● WHAT TO WORK ON:
Look below. Copy each line that has "this" in it.
[LISTED RECORDS start]
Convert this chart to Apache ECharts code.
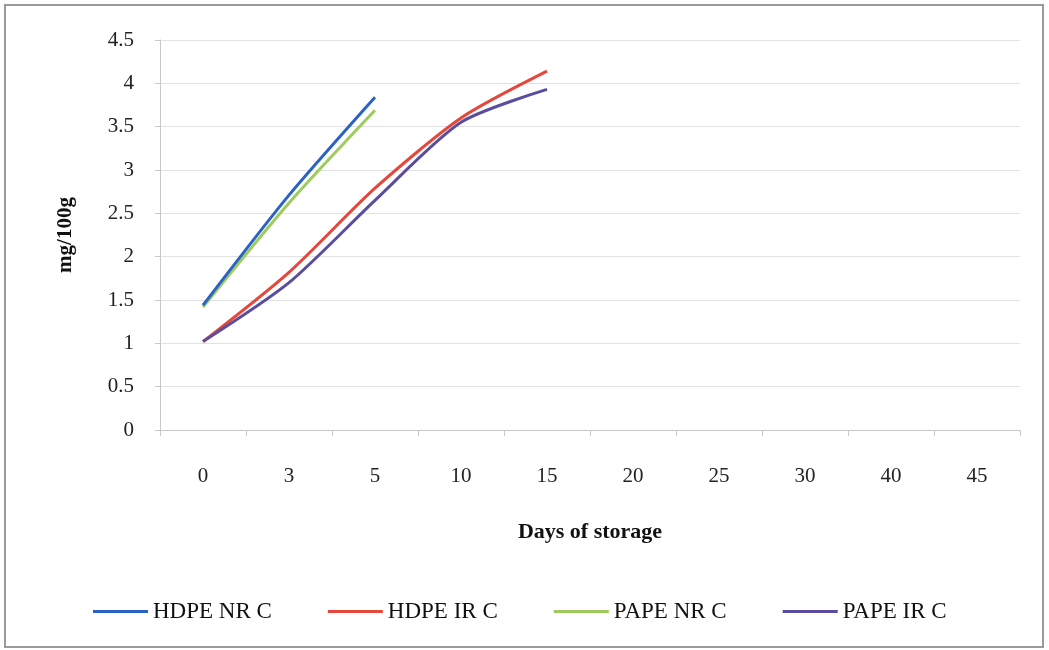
[LISTED RECORDS end]
[LISTED RECORDS start]
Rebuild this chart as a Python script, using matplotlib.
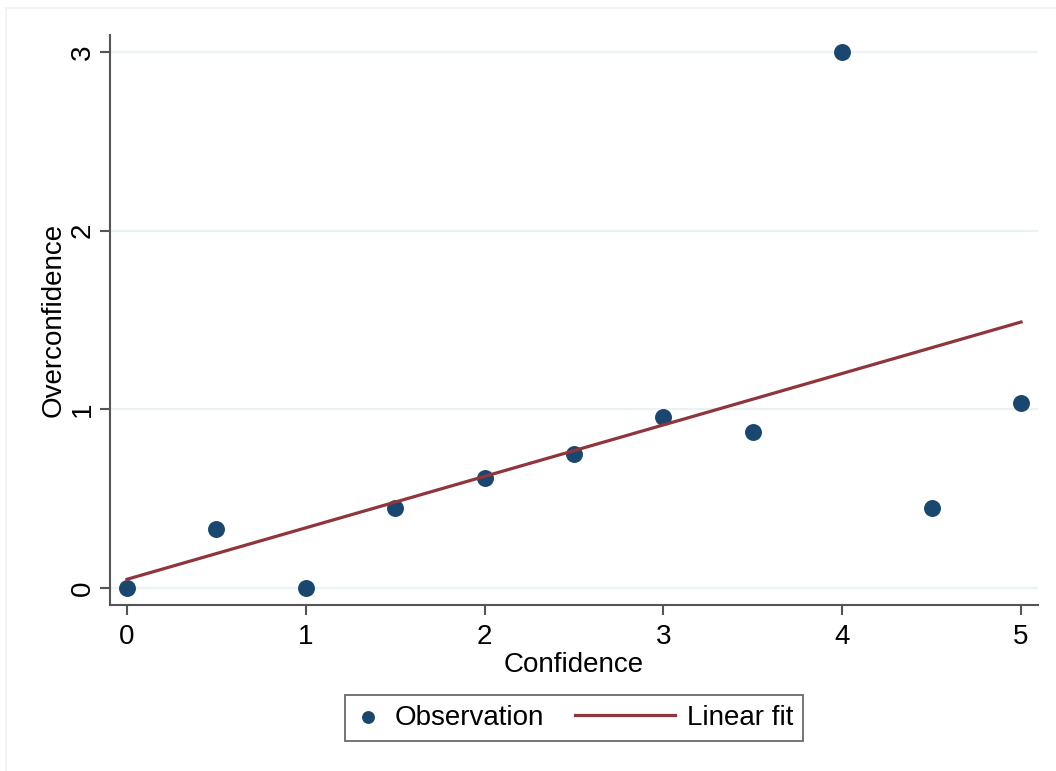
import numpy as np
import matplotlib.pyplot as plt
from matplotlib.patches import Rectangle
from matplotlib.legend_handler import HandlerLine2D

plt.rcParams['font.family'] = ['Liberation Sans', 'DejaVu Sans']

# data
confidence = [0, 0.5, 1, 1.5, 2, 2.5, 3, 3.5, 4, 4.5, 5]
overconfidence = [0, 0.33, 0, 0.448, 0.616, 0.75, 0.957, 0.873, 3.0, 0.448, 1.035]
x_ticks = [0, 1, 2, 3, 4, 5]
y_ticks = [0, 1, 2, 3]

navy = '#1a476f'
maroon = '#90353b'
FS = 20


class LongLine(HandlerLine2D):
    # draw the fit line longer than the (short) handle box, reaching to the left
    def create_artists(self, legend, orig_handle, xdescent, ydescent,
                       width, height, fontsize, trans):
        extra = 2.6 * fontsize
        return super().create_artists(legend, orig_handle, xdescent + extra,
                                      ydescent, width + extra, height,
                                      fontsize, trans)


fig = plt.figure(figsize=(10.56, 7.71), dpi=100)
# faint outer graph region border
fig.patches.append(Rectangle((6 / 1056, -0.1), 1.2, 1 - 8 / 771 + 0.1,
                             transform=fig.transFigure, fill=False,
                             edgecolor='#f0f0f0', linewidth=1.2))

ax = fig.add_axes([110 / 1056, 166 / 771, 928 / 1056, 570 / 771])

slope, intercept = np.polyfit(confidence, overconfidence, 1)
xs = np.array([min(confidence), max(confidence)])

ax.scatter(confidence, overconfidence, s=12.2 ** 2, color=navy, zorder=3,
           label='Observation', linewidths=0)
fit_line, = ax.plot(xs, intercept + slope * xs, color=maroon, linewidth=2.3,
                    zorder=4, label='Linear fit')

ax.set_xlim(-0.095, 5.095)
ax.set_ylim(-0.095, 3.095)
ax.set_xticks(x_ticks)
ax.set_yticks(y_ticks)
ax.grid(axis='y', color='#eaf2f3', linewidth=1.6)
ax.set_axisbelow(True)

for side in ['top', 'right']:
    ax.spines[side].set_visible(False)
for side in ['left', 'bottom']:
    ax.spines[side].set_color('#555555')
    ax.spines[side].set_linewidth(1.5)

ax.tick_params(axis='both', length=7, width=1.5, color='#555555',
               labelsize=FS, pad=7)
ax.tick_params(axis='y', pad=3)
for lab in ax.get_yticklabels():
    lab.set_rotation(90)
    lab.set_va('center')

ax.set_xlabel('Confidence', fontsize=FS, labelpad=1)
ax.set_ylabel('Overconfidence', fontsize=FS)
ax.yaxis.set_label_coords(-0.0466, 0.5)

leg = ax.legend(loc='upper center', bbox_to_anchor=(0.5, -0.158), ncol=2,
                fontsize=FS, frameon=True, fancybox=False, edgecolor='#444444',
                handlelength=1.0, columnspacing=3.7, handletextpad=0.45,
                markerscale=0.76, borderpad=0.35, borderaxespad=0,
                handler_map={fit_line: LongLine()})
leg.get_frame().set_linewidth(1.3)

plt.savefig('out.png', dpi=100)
[LISTED RECORDS end]
● REPLY TO THE EXERCISE:
Convert this chart to Apache ECharts code.
Rebuild this chart as a Python script, using matplotlib.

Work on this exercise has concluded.